Siemens intends to maintain its rail contract with Adani Mining despite protests from the general public, including climate activist Greta Thunberg.
The company has completed a due diligence report to back this decision and secured the right to pull out if Adani violates environmental obligations.
“The Adani mining project has been approved by the Government of Australia, the Highest Courts and, very importantly to us, the indigenous Wangan and Jagalingou people,” Siemens chief executive Joe Kaeser said.
“The local and federal governments approved the project based on the Environmental Protection and Biodiversity Conservation Act 1999, as well as hundreds of pages of environmental impact statements.
“Given the importance of legitimate environmental concerns, we have secured the right to pull out of the contract if our customer violates the very stringent environmental obligations.”
Adani contracted Siemens to deliver rail signalling systems for the Carmichael rail network in the Galilee Basin, Queensland in December, which was met with public backlash.
The 200-kilometre long rail network will link Adani’s Carmichael mine to the existing rail network and transport coal across a 300-kilometre distance before it heads for export.

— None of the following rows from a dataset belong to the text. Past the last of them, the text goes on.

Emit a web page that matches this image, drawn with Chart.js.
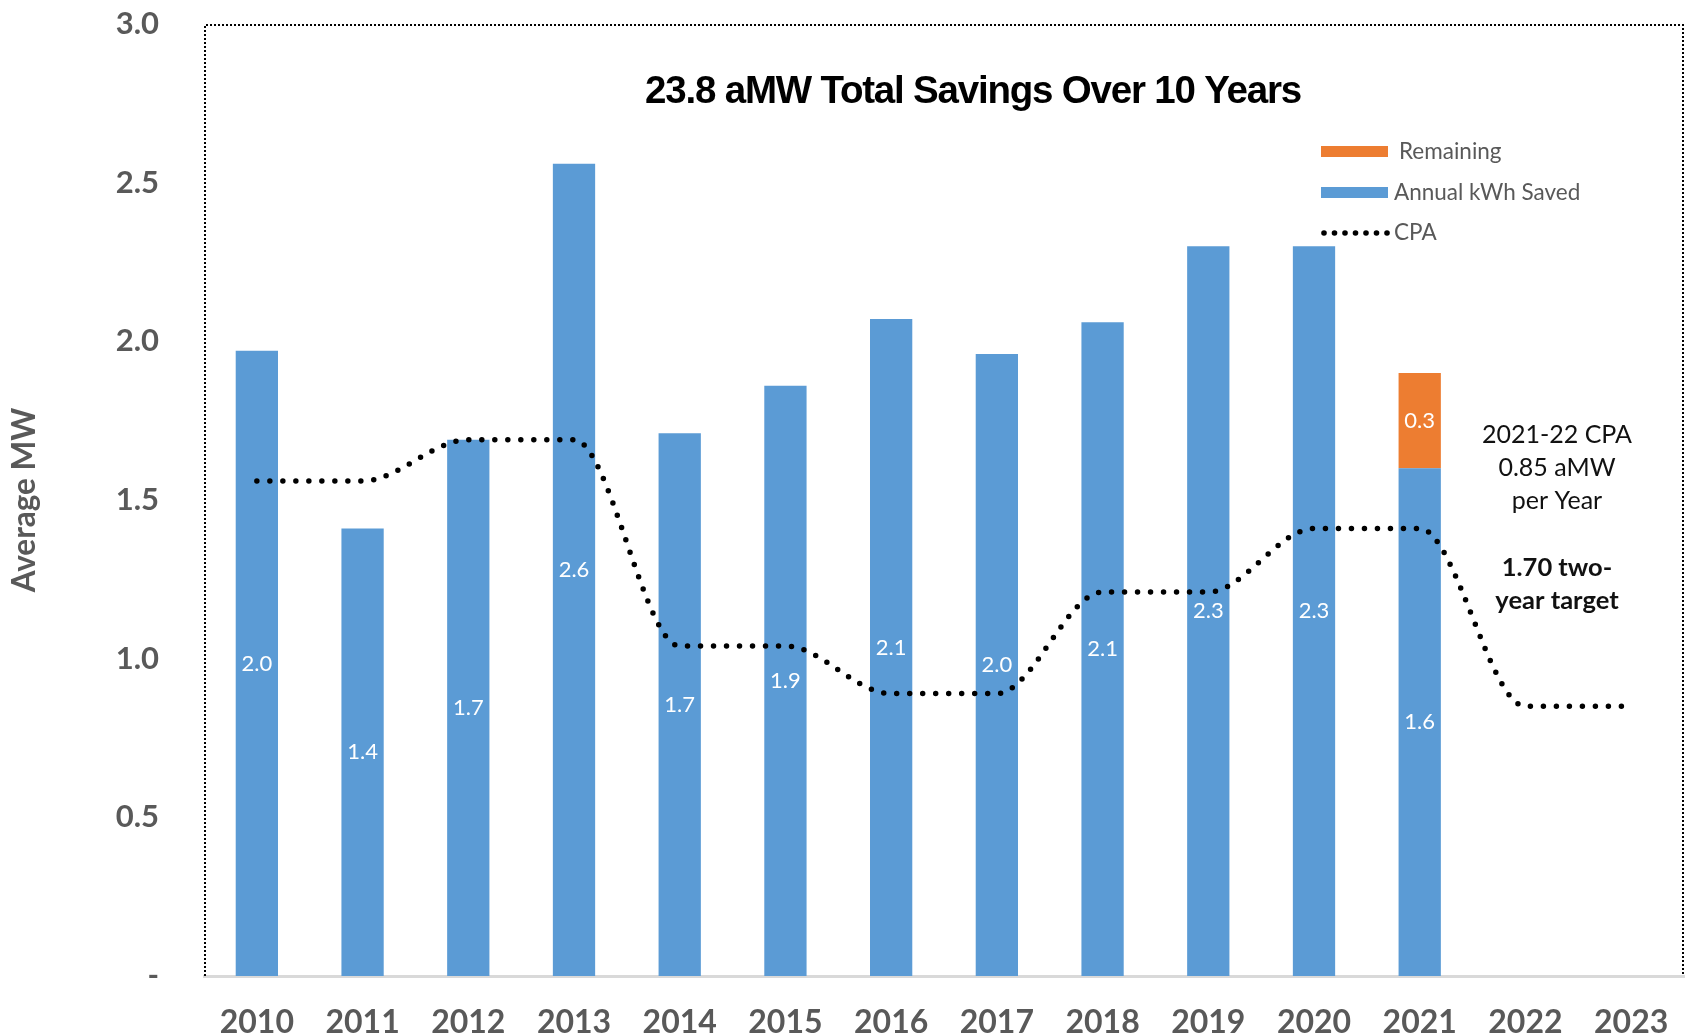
<!DOCTYPE html>
<html>
<head>
<meta charset="utf-8">
<script src="https://cdn.jsdelivr.net/npm/chart.js@4.4.0/dist/chart.umd.min.js"></script>
<style>
  html, body { margin: 0; padding: 0; background: #ffffff; }
  #wrap { width: 1687px; height: 1035px; position: relative; }
</style>
</head>
<body>
<div id="wrap"><canvas id="c"></canvas></div>
<script>
const years = ['2010','2011','2012','2013','2014','2015','2016','2017','2018','2019','2020','2021','2022','2023'];
const annualSaved = [1.97, 1.41, 1.69, 2.56, 1.71, 1.86, 2.07, 1.96, 2.06, 2.30, 2.30, 1.60, null, null];
const remaining   = [null, null, null, null, null, null, null, null, null, null, null, 0.30, null, null];
const cpa         = [1.56, 1.56, 1.69, 1.69, 1.04, 1.04, 0.89, 0.89, 1.21, 1.21, 1.41, 1.41, 0.85, 0.85];
const yTicks = [0, 0.5, 1.0, 1.5, 2.0, 2.5, 3.0];
const titleText = '23.8 aMW Total Savings Over 10 Years';
const noteLines = ['2021-22 CPA', '0.85 aMW', 'per Year'];
const noteBold = ['1.70 two-', 'year target'];

const BLUE = '#5B9BD5', ORANGE = '#ED7D31', GRAY = '#595959';
const FONT = 'Lato, "Open Sans", sans-serif';

const decorPlugin = {
  id: 'decor',
  beforeDatasetsDraw(chart) {
    const {ctx, chartArea: a} = chart;
    ctx.save();
    ctx.strokeStyle = '#000';
    ctx.lineWidth = 2;
    ctx.setLineDash([2, 2]);
    ctx.beginPath();
    ctx.moveTo(a.left + 1, a.bottom);
    ctx.lineTo(a.left + 1, a.top + 1);
    ctx.lineTo(a.right - 1, a.top + 1);
    ctx.lineTo(a.right - 1, a.bottom);
    ctx.stroke();
    ctx.restore();
  },
  afterDatasetsDraw(chart) {
    const {ctx, chartArea: a} = chart;
    ctx.save();
    // bar value labels
    ctx.fillStyle = '#ffffff';
    ctx.font = '22px ' + FONT;
    ctx.textAlign = 'center';
    ctx.textBaseline = 'middle';
    chart.data.datasets.forEach((ds, i) => {
      if (ds.type === 'line') return;
      const meta = chart.getDatasetMeta(i);
      meta.data.forEach((el, j) => {
        const v = ds.data[j];
        if (v === null || v === undefined) return;
        ctx.fillText(v.toFixed(1), el.x, (el.y + el.base) / 2);
      });
    });

    // title
    ctx.fillStyle = '#000';
    ctx.font = 'bold 38.5px "Liberation Sans", Arial, sans-serif';
    if ('letterSpacing' in ctx) ctx.letterSpacing = '-1.2px';
    ctx.fillText(titleText, a.left + 769, 92);
    if ('letterSpacing' in ctx) ctx.letterSpacing = '0px';

    // legend
    const lx = a.left + 1117, lw = 67;
    ctx.textAlign = 'left';
    ctx.font = '22.5px ' + FONT;
    ctx.fillStyle = ORANGE;
    ctx.fillRect(lx, 146, lw, 11);
    ctx.fillStyle = BLUE;
    ctx.fillRect(lx, 187, lw, 11);
    ctx.fillStyle = '#000';
    for (let k = 0; k < 7; k++) {
      ctx.beginPath();
      ctx.arc(lx + 3 + k * 10.5, 233, 2.8, 0, Math.PI * 2);
      ctx.fill();
    }
    ctx.fillStyle = GRAY;
    ctx.fillText('Remaining', lx + 78, 152);
    ctx.fillText('Annual kWh Saved', lx + 73, 193);
    ctx.fillText('CPA', lx + 73, 233);

    // annotation
    ctx.textAlign = 'center';
    ctx.fillStyle = '#111';
    const nx = a.left + 1353;
    ctx.font = '25px ' + FONT;
    noteLines.forEach((t, k) => ctx.fillText(t, nx, 435 + k * 33));
    ctx.font = 'bold 25.5px ' + FONT;
    noteBold.forEach((t, k) => ctx.fillText(t, nx, 568 + k * 33));
    ctx.restore();
  }
};

new Chart(document.getElementById('c'), {
  data: {
    labels: years,
    datasets: [
      { type: 'line', label: 'CPA', data: cpa, stack: 'cpa', order: 0,
        borderColor: '#000', borderWidth: 5.5, borderDash: [0, 13], borderCapStyle: 'round',
        pointRadius: 0, fill: false, cubicInterpolationMode: 'monotone' },
      { type: 'bar', label: 'Annual kWh Saved', data: annualSaved, stack: 's', order: 1,
        backgroundColor: BLUE, barPercentage: 0.8, categoryPercentage: 0.5 },
      { type: 'bar', label: 'Remaining', data: remaining, stack: 's', order: 1,
        backgroundColor: ORANGE, barPercentage: 0.8, categoryPercentage: 0.5 }
    ]
  },
  options: {
    responsive: true,
    maintainAspectRatio: false,
    animation: false,
    layout: { padding: { top: 24, right: 3, left: 0, bottom: 0 } },
    plugins: { legend: { display: false }, tooltip: { enabled: false }, title: { display: false } },
    scales: {
      x: {
        stacked: true,
        grid: { display: false, drawTicks: false },
        border: { display: true, color: '#d9d9d9', width: 3 },
        ticks: { color: GRAY, font: { family: FONT, size: 32, weight: 'bold' }, padding: 27, maxRotation: 0, autoSkip: false },
        afterFit(s) { s.height = 59; s.paddingLeft = 0; s.paddingRight = 0; }
      },
      y: {
        stacked: true,
        min: 0, max: 3,
        afterBuildTicks(s) { s.ticks = yTicks.map(v => ({ value: v })); },
        grid: { display: false, drawTicks: false },
        border: { display: false },
        ticks: {
          color: GRAY, font: { family: FONT, size: 31, weight: 'bold' }, padding: 45,
          callback: v => v === 0 ? '-' : Number(v).toFixed(1)
        },
        title: { display: true, text: 'Average MW', color: GRAY,
                 font: { family: FONT, size: 31.5, weight: 'bold' }, padding: { top: 6, bottom: 0 } },
        afterFit(s) { s.width = 204; s.paddingTop = 0; s.paddingBottom = 0; }
      }
    }
  },
  plugins: [decorPlugin]
});
</script>
</body>
</html>
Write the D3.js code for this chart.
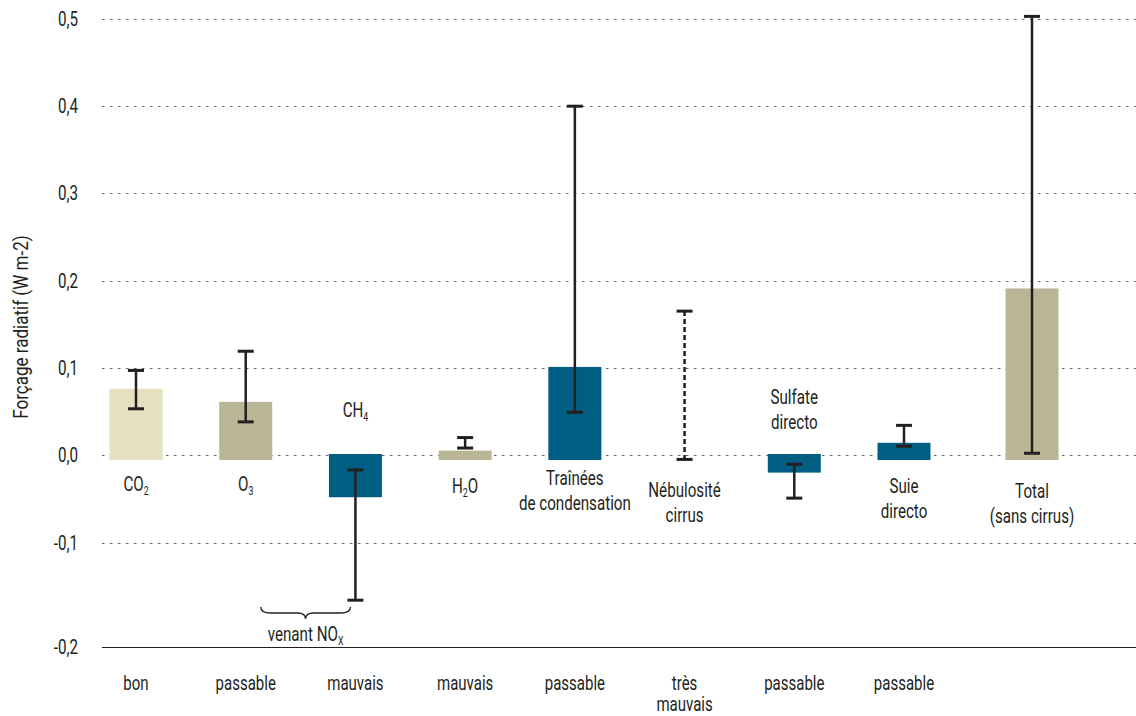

Shortly after the contract announcement, Kaeser announced that Siemens would review the contract and respond to the protestors.
Thunberg expressed her disapproval of Siemens teaming up with Adani via social media platform Twitter, prior to Kaeser announcing his decision.
“It seems that Siemens have the power to stop, delay or at least interrupt the building of the huge Adani coal mine in Australia,” Thunberg tweeted.
“On Monday, they will announce their decision. Please help pushing them to make the only right decision. #StopAdani.”
Siemens made a significant commitment to help tackle climate change in 2015, being the first global industry company of its size to pledge to become carbon neutral by 2030.
Its latest sustainability report shows the company has slashed its carbon dioxide emissions by 41 per cent since that time, and by 2021 it will have reduced its emissions by half.
The Siemens contract will create and preserve up to 50 local jobs in Queensland including project staff, engineers, construction workers and tradespeople.